GIVEN DATA:
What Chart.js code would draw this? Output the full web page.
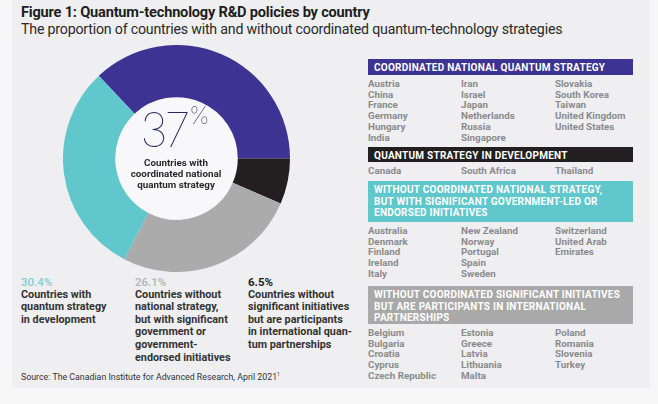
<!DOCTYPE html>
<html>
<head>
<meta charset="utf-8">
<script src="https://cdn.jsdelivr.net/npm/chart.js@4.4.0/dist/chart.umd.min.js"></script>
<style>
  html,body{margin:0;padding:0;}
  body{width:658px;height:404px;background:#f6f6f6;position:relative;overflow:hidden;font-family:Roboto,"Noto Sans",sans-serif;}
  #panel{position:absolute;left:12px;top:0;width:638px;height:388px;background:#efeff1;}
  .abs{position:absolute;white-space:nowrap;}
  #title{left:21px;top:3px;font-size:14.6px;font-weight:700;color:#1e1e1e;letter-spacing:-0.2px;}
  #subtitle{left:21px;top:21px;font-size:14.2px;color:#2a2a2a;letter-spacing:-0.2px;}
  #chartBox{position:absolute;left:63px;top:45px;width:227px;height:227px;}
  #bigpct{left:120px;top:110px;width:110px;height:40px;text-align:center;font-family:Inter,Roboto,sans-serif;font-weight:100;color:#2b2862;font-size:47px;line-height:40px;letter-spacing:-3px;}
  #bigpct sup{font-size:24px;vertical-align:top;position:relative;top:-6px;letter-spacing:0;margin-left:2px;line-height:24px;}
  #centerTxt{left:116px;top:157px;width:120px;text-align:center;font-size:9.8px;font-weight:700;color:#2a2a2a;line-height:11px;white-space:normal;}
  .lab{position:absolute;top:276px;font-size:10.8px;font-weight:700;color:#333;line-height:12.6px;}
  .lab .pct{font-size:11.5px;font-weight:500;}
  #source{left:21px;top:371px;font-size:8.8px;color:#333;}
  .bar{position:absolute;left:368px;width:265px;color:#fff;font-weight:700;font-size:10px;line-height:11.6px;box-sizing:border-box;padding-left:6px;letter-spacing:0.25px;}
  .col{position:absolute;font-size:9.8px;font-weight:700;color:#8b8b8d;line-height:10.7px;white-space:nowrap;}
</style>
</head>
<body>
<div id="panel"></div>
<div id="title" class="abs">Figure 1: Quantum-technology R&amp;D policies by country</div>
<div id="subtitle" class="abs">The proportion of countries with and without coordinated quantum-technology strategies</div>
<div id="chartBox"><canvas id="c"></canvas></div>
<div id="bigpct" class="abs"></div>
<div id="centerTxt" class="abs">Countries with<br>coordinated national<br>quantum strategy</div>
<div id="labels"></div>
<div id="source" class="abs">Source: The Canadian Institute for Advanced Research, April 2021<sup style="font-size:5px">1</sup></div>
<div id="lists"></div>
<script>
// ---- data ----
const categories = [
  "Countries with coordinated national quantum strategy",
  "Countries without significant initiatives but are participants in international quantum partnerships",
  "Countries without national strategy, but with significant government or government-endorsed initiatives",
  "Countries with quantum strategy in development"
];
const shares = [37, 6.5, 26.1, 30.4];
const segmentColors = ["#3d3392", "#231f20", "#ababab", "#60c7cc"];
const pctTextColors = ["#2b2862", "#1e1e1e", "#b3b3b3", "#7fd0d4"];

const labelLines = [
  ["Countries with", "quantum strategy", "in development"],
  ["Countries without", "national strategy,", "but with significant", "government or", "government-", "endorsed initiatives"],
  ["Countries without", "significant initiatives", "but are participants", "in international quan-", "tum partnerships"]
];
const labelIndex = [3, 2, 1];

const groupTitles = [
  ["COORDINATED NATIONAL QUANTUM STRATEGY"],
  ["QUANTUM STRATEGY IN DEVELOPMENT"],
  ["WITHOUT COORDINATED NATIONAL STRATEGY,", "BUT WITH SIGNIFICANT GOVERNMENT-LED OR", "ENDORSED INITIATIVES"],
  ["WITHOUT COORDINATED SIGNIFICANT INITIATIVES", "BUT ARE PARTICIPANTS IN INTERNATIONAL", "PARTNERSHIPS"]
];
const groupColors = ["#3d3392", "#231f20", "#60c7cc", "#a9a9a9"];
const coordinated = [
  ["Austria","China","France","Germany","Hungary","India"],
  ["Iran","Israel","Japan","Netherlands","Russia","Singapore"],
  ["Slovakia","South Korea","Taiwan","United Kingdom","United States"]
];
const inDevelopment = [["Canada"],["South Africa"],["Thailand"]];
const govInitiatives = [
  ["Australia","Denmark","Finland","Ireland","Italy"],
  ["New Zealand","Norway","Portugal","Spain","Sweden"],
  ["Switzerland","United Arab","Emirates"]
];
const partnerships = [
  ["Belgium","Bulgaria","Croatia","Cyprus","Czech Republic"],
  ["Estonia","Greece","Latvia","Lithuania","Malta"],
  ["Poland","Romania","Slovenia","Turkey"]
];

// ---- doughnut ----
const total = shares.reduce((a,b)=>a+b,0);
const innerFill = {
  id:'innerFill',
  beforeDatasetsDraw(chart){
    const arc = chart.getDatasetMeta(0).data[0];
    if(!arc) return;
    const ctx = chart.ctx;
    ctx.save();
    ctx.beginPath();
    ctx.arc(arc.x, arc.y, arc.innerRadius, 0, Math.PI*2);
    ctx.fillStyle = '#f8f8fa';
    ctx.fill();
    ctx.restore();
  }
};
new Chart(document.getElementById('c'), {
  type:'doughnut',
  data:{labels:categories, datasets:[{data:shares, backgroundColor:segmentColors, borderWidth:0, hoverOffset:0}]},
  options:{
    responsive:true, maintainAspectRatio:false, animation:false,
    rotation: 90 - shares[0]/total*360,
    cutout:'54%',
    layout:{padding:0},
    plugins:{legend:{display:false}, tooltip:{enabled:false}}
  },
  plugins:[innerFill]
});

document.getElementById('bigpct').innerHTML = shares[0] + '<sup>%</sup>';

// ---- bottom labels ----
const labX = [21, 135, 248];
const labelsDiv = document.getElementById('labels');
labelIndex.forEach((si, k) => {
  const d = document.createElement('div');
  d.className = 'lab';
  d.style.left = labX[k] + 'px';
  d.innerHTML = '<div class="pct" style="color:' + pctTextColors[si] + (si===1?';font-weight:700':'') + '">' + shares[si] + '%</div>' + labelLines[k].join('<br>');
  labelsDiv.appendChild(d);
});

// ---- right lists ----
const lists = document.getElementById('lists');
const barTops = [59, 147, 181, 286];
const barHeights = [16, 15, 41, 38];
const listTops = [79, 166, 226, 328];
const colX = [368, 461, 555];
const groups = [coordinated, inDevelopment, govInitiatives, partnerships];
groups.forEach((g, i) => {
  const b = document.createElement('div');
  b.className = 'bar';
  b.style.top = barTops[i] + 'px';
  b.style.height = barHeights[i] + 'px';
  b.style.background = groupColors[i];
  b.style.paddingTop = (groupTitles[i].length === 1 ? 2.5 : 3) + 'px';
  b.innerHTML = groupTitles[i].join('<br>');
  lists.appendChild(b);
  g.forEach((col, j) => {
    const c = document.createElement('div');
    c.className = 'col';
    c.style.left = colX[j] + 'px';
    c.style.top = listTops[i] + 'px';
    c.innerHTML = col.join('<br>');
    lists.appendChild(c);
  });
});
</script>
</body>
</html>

PROBLEM TO SOLVE: Take the listing above and print it exactly, apart from the pictures.

ANSWER TO THE TASK:
What Chart.js code would draw this? Output the full web page.
<!DOCTYPE html>
<html>
<head>
<meta charset="utf-8">
<script src="https://cdn.jsdelivr.net/npm/chart.js@4.4.0/dist/chart.umd.min.js"></script>
<style>
  html,body{margin:0;padding:0;}
  body{width:658px;height:404px;background:#f6f6f6;position:relative;overflow:hidden;font-family:Roboto,"Noto Sans",sans-serif;}
  #panel{position:absolute;left:12px;top:0;width:638px;height:388px;background:#efeff1;}
  .abs{position:absolute;white-space:nowrap;}
  #title{left:21px;top:3px;font-size:14.6px;font-weight:700;color:#1e1e1e;letter-spacing:-0.2px;}
  #subtitle{left:21px;top:21px;font-size:14.2px;color:#2a2a2a;letter-spacing:-0.2px;}
  #chartBox{position:absolute;left:63px;top:45px;width:227px;height:227px;}
  #bigpct{left:120px;top:110px;width:110px;height:40px;text-align:center;font-family:Inter,Roboto,sans-serif;font-weight:100;color:#2b2862;font-size:47px;line-height:40px;letter-spacing:-3px;}
  #bigpct sup{font-size:24px;vertical-align:top;position:relative;top:-6px;letter-spacing:0;margin-left:2px;line-height:24px;}
  #centerTxt{left:116px;top:157px;width:120px;text-align:center;font-size:9.8px;font-weight:700;color:#2a2a2a;line-height:11px;white-space:normal;}
  .lab{position:absolute;top:276px;font-size:10.8px;font-weight:700;color:#333;line-height:12.6px;}
  .lab .pct{font-size:11.5px;font-weight:500;}
  #source{left:21px;top:371px;font-size:8.8px;color:#333;}
  .bar{position:absolute;left:368px;width:265px;color:#fff;font-weight:700;font-size:10px;line-height:11.6px;box-sizing:border-box;padding-left:6px;letter-spacing:0.25px;}
  .col{position:absolute;font-size:9.8px;font-weight:700;color:#8b8b8d;line-height:10.7px;white-space:nowrap;}
</style>
</head>
<body>
<div id="panel"></div>
<div id="title" class="abs">Figure 1: Quantum-technology R&amp;D policies by country</div>
<div id="subtitle" class="abs">The proportion of countries with and without coordinated quantum-technology strategies</div>
<div id="chartBox"><canvas id="c"></canvas></div>
<div id="bigpct" class="abs"></div>
<div id="centerTxt" class="abs">Countries with<br>coordinated national<br>quantum strategy</div>
<div id="labels"></div>
<div id="source" class="abs">Source: The Canadian Institute for Advanced Research, April 2021<sup style="font-size:5px">1</sup></div>
<div id="lists"></div>
<script>
// ---- data ----
const categories = [
  "Countries with coordinated national quantum strategy",
  "Countries without significant initiatives but are participants in international quantum partnerships",
  "Countries without national strategy, but with significant government or government-endorsed initiatives",
  "Countries with quantum strategy in development"
];
const shares = [37, 6.5, 26.1, 30.4];
const segmentColors = ["#3d3392", "#231f20", "#ababab", "#60c7cc"];
const pctTextColors = ["#2b2862", "#1e1e1e", "#b3b3b3", "#7fd0d4"];

const labelLines = [
  ["Countries with", "quantum strategy", "in development"],
  ["Countries without", "national strategy,", "but with significant", "government or", "government-", "endorsed initiatives"],
  ["Countries without", "significant initiatives", "but are participants", "in international quan-", "tum partnerships"]
];
const labelIndex = [3, 2, 1];

const groupTitles = [
  ["COORDINATED NATIONAL QUANTUM STRATEGY"],
  ["QUANTUM STRATEGY IN DEVELOPMENT"],
  ["WITHOUT COORDINATED NATIONAL STRATEGY,", "BUT WITH SIGNIFICANT GOVERNMENT-LED OR", "ENDORSED INITIATIVES"],
  ["WITHOUT COORDINATED SIGNIFICANT INITIATIVES", "BUT ARE PARTICIPANTS IN INTERNATIONAL", "PARTNERSHIPS"]
];
const groupColors = ["#3d3392", "#231f20", "#60c7cc", "#a9a9a9"];
const coordinated = [
  ["Austria","China","France","Germany","Hungary","India"],
  ["Iran","Israel","Japan","Netherlands","Russia","Singapore"],
  ["Slovakia","South Korea","Taiwan","United Kingdom","United States"]
];
const inDevelopment = [["Canada"],["South Africa"],["Thailand"]];
const govInitiatives = [
  ["Australia","Denmark","Finland","Ireland","Italy"],
  ["New Zealand","Norway","Portugal","Spain","Sweden"],
  ["Switzerland","United Arab","Emirates"]
];
const partnerships = [
  ["Belgium","Bulgaria","Croatia","Cyprus","Czech Republic"],
  ["Estonia","Greece","Latvia","Lithuania","Malta"],
  ["Poland","Romania","Slovenia","Turkey"]
];

// ---- doughnut ----
const total = shares.reduce((a,b)=>a+b,0);
const innerFill = {
  id:'innerFill',
  beforeDatasetsDraw(chart){
    const arc = chart.getDatasetMeta(0).data[0];
    if(!arc) return;
    const ctx = chart.ctx;
    ctx.save();
    ctx.beginPath();
    ctx.arc(arc.x, arc.y, arc.innerRadius, 0, Math.PI*2);
    ctx.fillStyle = '#f8f8fa';
    ctx.fill();
    ctx.restore();
  }
};
new Chart(document.getElementById('c'), {
  type:'doughnut',
  data:{labels:categories, datasets:[{data:shares, backgroundColor:segmentColors, borderWidth:0, hoverOffset:0}]},
  options:{
    responsive:true, maintainAspectRatio:false, animation:false,
    rotation: 90 - shares[0]/total*360,
    cutout:'54%',
    layout:{padding:0},
    plugins:{legend:{display:false}, tooltip:{enabled:false}}
  },
  plugins:[innerFill]
});

document.getElementById('bigpct').innerHTML = shares[0] + '<sup>%</sup>';

// ---- bottom labels ----
const labX = [21, 135, 248];
const labelsDiv = document.getElementById('labels');
labelIndex.forEach((si, k) => {
  const d = document.createElement('div');
  d.className = 'lab';
  d.style.left = labX[k] + 'px';
  d.innerHTML = '<div class="pct" style="color:' + pctTextColors[si] + (si===1?';font-weight:700':'') + '">' + shares[si] + '%</div>' + labelLines[k].join('<br>');
  labelsDiv.appendChild(d);
});

// ---- right lists ----
const lists = document.getElementById('lists');
const barTops = [59, 147, 181, 286];
const barHeights = [16, 15, 41, 38];
const listTops = [79, 166, 226, 328];
const colX = [368, 461, 555];
const groups = [coordinated, inDevelopment, govInitiatives, partnerships];
groups.forEach((g, i) => {
  const b = document.createElement('div');
  b.className = 'bar';
  b.style.top = barTops[i] + 'px';
  b.style.height = barHeights[i] + 'px';
  b.style.background = groupColors[i];
  b.style.paddingTop = (groupTitles[i].length === 1 ? 2.5 : 3) + 'px';
  b.innerHTML = groupTitles[i].join('<br>');
  lists.appendChild(b);
  g.forEach((col, j) => {
    const c = document.createElement('div');
    c.className = 'col';
    c.style.left = colX[j] + 'px';
    c.style.top = listTops[i] + 'px';
    c.innerHTML = col.join('<br>');
    lists.appendChild(c);
  });
});
</script>
</body>
</html>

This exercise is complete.